Last thing we must do before we make the neural network is we have to put the output categories into a form the computer can understand. To do this, we can use One Hot Encoding. What this is is that it turns categorical variables into a vector. So, since we have three categories, we make the outputs as a 3d vector - each element corresponds to one category. So, to represent old english, we use [1 0 0], for old french we use [0 1 0] and for old latin we use [0 0 1]. If a language could be multiple categories you could have multiple ones, but that doesn't apply in our case.

So, now it's time to talk about neural networks. A neural network is essentially a function, which takes in an input and gives an output. In our cas, the input is this t dimensional trigram vector corresponding to one text sample, and the output is either [1 0 0], [0 1 0] or [0 0 1], or more specifically, the relative probabilities of each classification, and the official classification is the greatest probability.

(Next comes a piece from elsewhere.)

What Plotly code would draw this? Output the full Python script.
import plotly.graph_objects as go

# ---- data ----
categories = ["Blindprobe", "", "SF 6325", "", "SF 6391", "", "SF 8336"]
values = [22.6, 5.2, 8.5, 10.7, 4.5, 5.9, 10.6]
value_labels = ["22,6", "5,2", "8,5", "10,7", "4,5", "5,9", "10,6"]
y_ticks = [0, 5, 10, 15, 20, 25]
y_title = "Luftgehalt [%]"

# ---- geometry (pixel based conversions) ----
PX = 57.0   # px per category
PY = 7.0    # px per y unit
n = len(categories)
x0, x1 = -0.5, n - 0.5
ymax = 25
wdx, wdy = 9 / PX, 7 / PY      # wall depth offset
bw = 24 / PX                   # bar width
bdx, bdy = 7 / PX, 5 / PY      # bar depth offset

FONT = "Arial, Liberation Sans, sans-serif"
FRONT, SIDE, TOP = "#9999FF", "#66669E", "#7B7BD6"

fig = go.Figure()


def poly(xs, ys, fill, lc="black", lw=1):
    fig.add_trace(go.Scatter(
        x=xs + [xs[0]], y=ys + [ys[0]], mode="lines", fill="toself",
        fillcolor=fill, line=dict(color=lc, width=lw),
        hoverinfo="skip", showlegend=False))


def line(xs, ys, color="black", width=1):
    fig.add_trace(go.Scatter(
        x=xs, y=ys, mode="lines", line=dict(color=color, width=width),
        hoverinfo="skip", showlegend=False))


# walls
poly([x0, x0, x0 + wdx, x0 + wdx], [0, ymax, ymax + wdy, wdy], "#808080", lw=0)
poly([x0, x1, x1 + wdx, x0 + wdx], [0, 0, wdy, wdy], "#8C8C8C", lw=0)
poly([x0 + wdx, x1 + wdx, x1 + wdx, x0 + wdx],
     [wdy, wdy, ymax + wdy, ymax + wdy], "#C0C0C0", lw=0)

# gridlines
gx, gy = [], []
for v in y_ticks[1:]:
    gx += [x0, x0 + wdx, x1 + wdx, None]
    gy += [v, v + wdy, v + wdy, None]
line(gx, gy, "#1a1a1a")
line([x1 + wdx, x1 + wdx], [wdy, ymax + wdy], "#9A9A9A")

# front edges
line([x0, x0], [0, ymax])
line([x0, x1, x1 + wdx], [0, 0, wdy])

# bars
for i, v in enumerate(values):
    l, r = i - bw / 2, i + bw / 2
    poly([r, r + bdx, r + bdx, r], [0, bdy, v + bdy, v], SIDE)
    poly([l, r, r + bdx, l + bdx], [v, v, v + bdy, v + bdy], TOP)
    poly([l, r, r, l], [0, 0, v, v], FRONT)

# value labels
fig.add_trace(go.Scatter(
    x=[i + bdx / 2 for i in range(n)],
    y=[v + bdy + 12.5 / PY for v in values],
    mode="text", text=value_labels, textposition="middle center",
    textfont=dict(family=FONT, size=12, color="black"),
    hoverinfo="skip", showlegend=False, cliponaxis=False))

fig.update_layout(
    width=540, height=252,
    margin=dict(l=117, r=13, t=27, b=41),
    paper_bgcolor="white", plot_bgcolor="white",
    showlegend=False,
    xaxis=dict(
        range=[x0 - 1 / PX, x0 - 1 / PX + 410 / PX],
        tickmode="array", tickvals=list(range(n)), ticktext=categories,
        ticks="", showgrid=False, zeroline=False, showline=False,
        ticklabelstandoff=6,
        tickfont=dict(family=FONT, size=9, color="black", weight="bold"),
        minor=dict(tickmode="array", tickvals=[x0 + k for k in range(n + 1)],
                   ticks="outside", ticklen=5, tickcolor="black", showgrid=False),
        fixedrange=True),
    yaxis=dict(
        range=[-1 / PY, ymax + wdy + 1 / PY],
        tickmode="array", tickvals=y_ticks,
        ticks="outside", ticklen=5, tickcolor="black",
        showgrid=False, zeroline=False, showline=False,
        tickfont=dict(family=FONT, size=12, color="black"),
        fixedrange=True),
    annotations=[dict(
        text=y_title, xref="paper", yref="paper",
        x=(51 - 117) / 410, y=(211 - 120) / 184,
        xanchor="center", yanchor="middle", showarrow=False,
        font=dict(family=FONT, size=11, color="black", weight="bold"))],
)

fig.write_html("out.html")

The way a neural network works is essentially similar to pavlovlian conditioning: when the neural network guesses correctly, you want to reward that behavior, whereas when it guesses incorrectly, we want to discourage that behavior and change it.

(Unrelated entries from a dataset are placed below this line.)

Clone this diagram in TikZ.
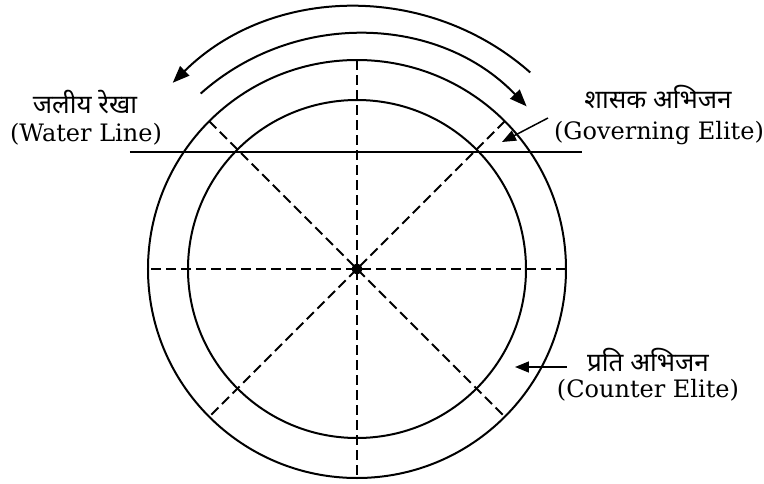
\documentclass[tikz,border=0pt]{standalone}
\usepackage{fontspec}
\setmainfont{DejaVu Serif}
\newfontfamily\hindi[Script=Devanagari]{Noto Sans}
\usetikzlibrary{arrows.meta, positioning}

\begin{document}
\begin{tikzpicture}[x=1pt, y=1pt, >={Triangle[length=17pt,width=13pt]},
        ring/.style={line width=2pt},
        spoke/.style={line width=1.8pt, dash pattern=on 10pt off 5pt},
        pointer/.style={line width=1.5pt, -{Triangle[length=14pt,width=11pt]}},
        hi/.style={font=\hindi\fontsize{26}{30}\selectfont, inner sep=0pt},
        en/.style={font=\fontsize{24}{28}\selectfont, inner sep=0pt}]
                \useasboundingbox (-357,-214) rectangle (407,269);
                \coordinate (c) at (0,0);
                \draw[ring] (c) circle (209);
                \draw[ring] (c) circle (169);
                \foreach \a in {0,45,90,135}
                    \draw[spoke] (\a:209) -- (\a+180:209);
                \fill (c) circle (5.5);

                % rotation arrows
                \draw[ring, ->] (48.6:262) arc (48.6:134.7:262);
                \draw[ring, ->] (131.7:235) arc (131.7:43.8:235);

                % water line
                \coordinate (wl1) at (-227,117);
                \coordinate (wl2) at (225,117);
                \draw[line width=1.7pt] (wl1) -- (wl2);

                \node[hi] (waterhi) at (-272,167) {जलीय रेखा};
                \node[en] (wateren) at (-271,135) {(Water Line)};

                \node[hi] (govhi) at (301,172) {शासक अभिजन};
                \node[en] (goven) at (302,136) {(Governing Elite)};
                \coordinate (govtail) at (191,151);
                \coordinate (govtip) at (145,127);
                \draw[pointer] (govtail) -- (govtip);

                \node[hi] (cnthi) at (291,-91) {प्रति अभिजन};
                \node[en] (cnten) at (291,-121) {(Counter Elite)};
                \coordinate (cnttail) at (210,-98);
                \coordinate (cnttip) at (158,-98);
                \draw[pointer] (cnttail) -- (cnttip);
            \end{tikzpicture}
\end{document}
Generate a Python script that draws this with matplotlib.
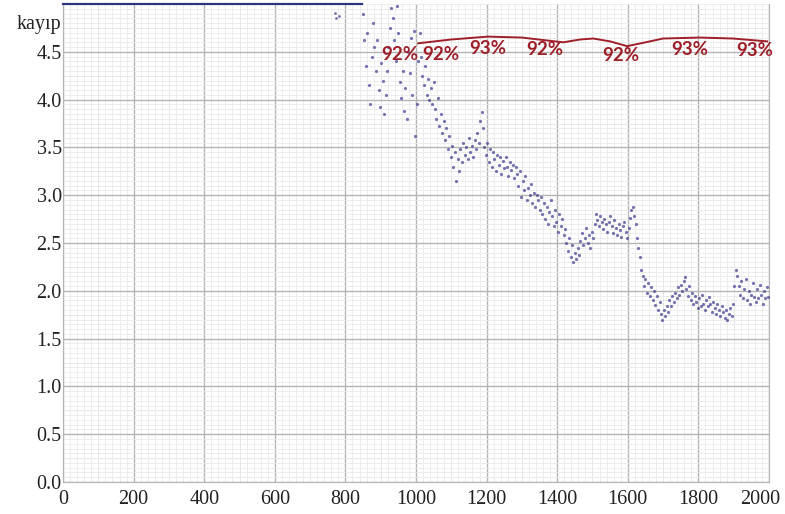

To get the prediction of the neural network is actually just adding and multiplying, which seems counterintuitive but it works well. The way to visualize a network is as a series of nodes, and lines called weights which connect the nodes to eachother. You think of the nodes in layers, and as the neural network runs it sort of goes from one layer to the next calculating until it gets an answer. The weights each have a number in some range -r,r , often this range will be from -1 to 1, but it depends on the specific algorithm. To get the value of the next layer nodes, you multiply each of the previous layer's node value by the weight between that node and the new one, and do this for all the previous nodes and their weights, then add a constant "bias" to this result ,and you get the value for the next layer. Then, to keep the data in a reasonable range so guesses don't vary wildly, you normalize this value to be betweeen 0 and 1 or some other small range. You do this for each node at each layer, over and over again, and at the end you end with 3 values between 0 and 1, which represent the relative probabilities of each classification. Then, the algorithm picks the highest value, and then that is the guess.

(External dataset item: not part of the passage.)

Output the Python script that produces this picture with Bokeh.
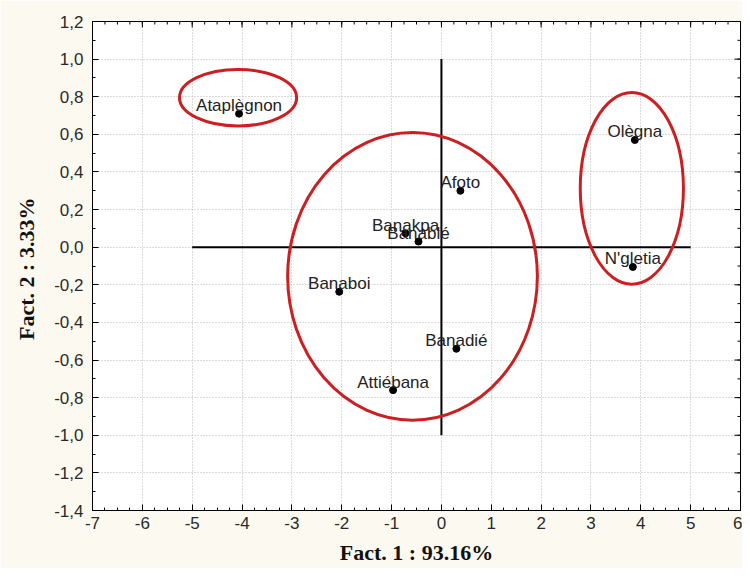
import numpy as np
from bokeh.plotting import figure
from bokeh.models import Range1d, FixedTicker
from bokeh.core.properties import value
from bokeh.embed import file_html
from bokeh.resources import INLINE

# --- data ---
names = ["Ataplègnon", "Olègna", "N'gletia", "Afoto", "Banakpa",
         "Banablé", "Banaboi", "Banadié", "Attiébana"]
fact1 = [-4.06, 3.88, 3.84, 0.38, -0.72, -0.46, -2.05, 0.30, -0.97]
fact2 = [0.71, 0.57, -0.105, 0.30, 0.074, 0.03, -0.237, -0.54, -0.76]

# group ellipses (centre, width, height in factor units)
group_x = [-4.08, -0.58, 3.82]
group_y = [0.795, -0.155, 0.313]
group_w = [2.35, 5.01, 2.07]
group_h = [0.30, 1.53, 1.02]

# origin cross
cross_x0 = [-5, 0]
cross_y0 = [0, -1.0]
cross_x1 = [5, 0]
cross_y1 = [0, 1.0]

x_ticks = [-7, -6, -5, -4, -3, -2, -1, 0, 1, 2, 3, 4, 5, 6]
x_tick_labels = ["-7", "-6", "-5", "-4", "-3", "-2", "-1", "0", "1", "2", "3", "4", "5", "6"]
y_ticks = [-1.4, -1.2, -1.0, -0.8, -0.6, -0.4, -0.2, 0.0, 0.2, 0.4, 0.6, 0.8, 1.0, 1.2]
y_tick_labels = ["-1,4", "-1,2", "-1,0", "-0,8", "-0,6", "-0,4", "-0,2",
                 "0,0", "0,2", "0,4", "0,6", "0,8", "1,0", "1,2"]

x_minor = [float(v) for v in np.arange(-7, 6.001, 0.25)]
y_minor = [round(float(v), 2) for v in np.arange(-1.4, 1.2001, 0.1)]

X_MIN, X_MAX = -7, 6
Y_MIN, Y_MAX = -1.4, 1.2

FONT = "Liberation Sans"
RED = "#cc1f22"

p = figure(width=742, height=568, output_backend="svg", toolbar_location=None,
           x_range=Range1d(X_MIN, X_MAX), y_range=Range1d(Y_MIN, Y_MAX),
           min_border_left=92, min_border_right=2, min_border_top=21,
           min_border_bottom=58,
           background_fill_color="white", border_fill_color="#fcfaf0",
           outline_line_color="black", outline_line_width=1)

xt = FixedTicker(ticks=x_ticks, minor_ticks=x_minor)
yt = FixedTicker(ticks=y_ticks, minor_ticks=y_minor)

for ax, ticker, labels, ticks in ((p.xaxis[0], xt, x_tick_labels, x_ticks),
                                  (p.yaxis[0], yt, y_tick_labels, y_ticks)):
    ax.ticker = ticker
    ax.major_label_overrides = {t: l for t, l in zip(ticks, labels)}
    ax.major_tick_in = 6
    ax.major_tick_out = 0
    ax.minor_tick_in = 3
    ax.minor_tick_out = 0
    ax.axis_line_color = "black"
    ax.major_tick_line_color = "black"
    ax.minor_tick_line_color = "black"
    ax.major_label_text_font = FONT
    ax.major_label_text_font_size = "17px"
    ax.major_label_text_color = "#2a2a2a"
    ax.axis_label_text_font = "Liberation Serif"
    ax.axis_label_text_font_style = "bold"
    ax.axis_label_text_font_size = "22px"
    ax.axis_label_text_color = "#111111"

p.xaxis[0].axis_label = "Fact. 1 : 93.16%"
p.yaxis[0].axis_label = "Fact. 2 :  3.33%"
p.xaxis[0].major_label_standoff = 6
p.yaxis[0].major_label_standoff = 9
p.xaxis[0].axis_label_standoff = 8
p.yaxis[0].axis_label_standoff = 12

# inward ticks on the top and right frame edges (half of each dash is clipped)
p.scatter(x=x_ticks, y=[Y_MAX] * len(x_ticks), marker="dash", angle=np.pi / 2,
          size=12, line_color="black", line_width=1)
p.scatter(x=x_minor, y=[Y_MAX] * len(x_minor), marker="dash", angle=np.pi / 2,
          size=6, line_color="black", line_width=1)
p.scatter(x=[X_MAX] * len(y_ticks), y=y_ticks, marker="dash",
          size=12, line_color="black", line_width=1)
p.scatter(x=[X_MAX] * len(y_minor), y=y_minor, marker="dash",
          size=6, line_color="black", line_width=1)

for g in (p.xgrid[0], p.ygrid[0]):
    g.grid_line_color = "#b8b8b8"
    g.grid_line_dash = "1 2"
    g.grid_line_width = 1
p.xgrid[0].ticker = xt
p.ygrid[0].ticker = yt

p.segment(x0=cross_x0, y0=cross_y0, x1=cross_x1, y1=cross_y1,
          line_color="black", line_width=2)

p.ellipse(x=group_x, y=group_y, width=group_w, height=group_h,
          fill_color=None, line_color=RED, line_width=3)

p.scatter(x=fact1, y=fact2, size=7, color="black")
p.text(x=fact1, y=fact2, text=names, text_align="center",
       text_baseline="alphabetic", y_offset=-8,
       text_font=value(FONT), text_font_size="17px", text_color="#222222")

open("out.html", "w").write(file_html(p, INLINE))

The algorithm compares this guess vector to what the actual vector was [1 0 0] or [0 1 0] or [0 0 1]. Then, it gets the error between the prediction and the result. Then, through each iteration, it adjusts the weights and biases of the network accordingly to minimize the error of the network, which resultingly increases the accuracy.

The network runs this same algorithm many many times on the training data, until it gets very good at classifying the data.

Then, once we have this model with set weights and biases, we can test it by using our test set. We run the test set inputs through the model, not changing the weights and biases but just getting hte result, then we see how accurate the predictions were, which comes out in the accuracy of the model, as a percent correct.

For this model, our accuracy was somewhere between 97 and 98% which i thought was very good ,considering i wasn't even sure this would work before trying it.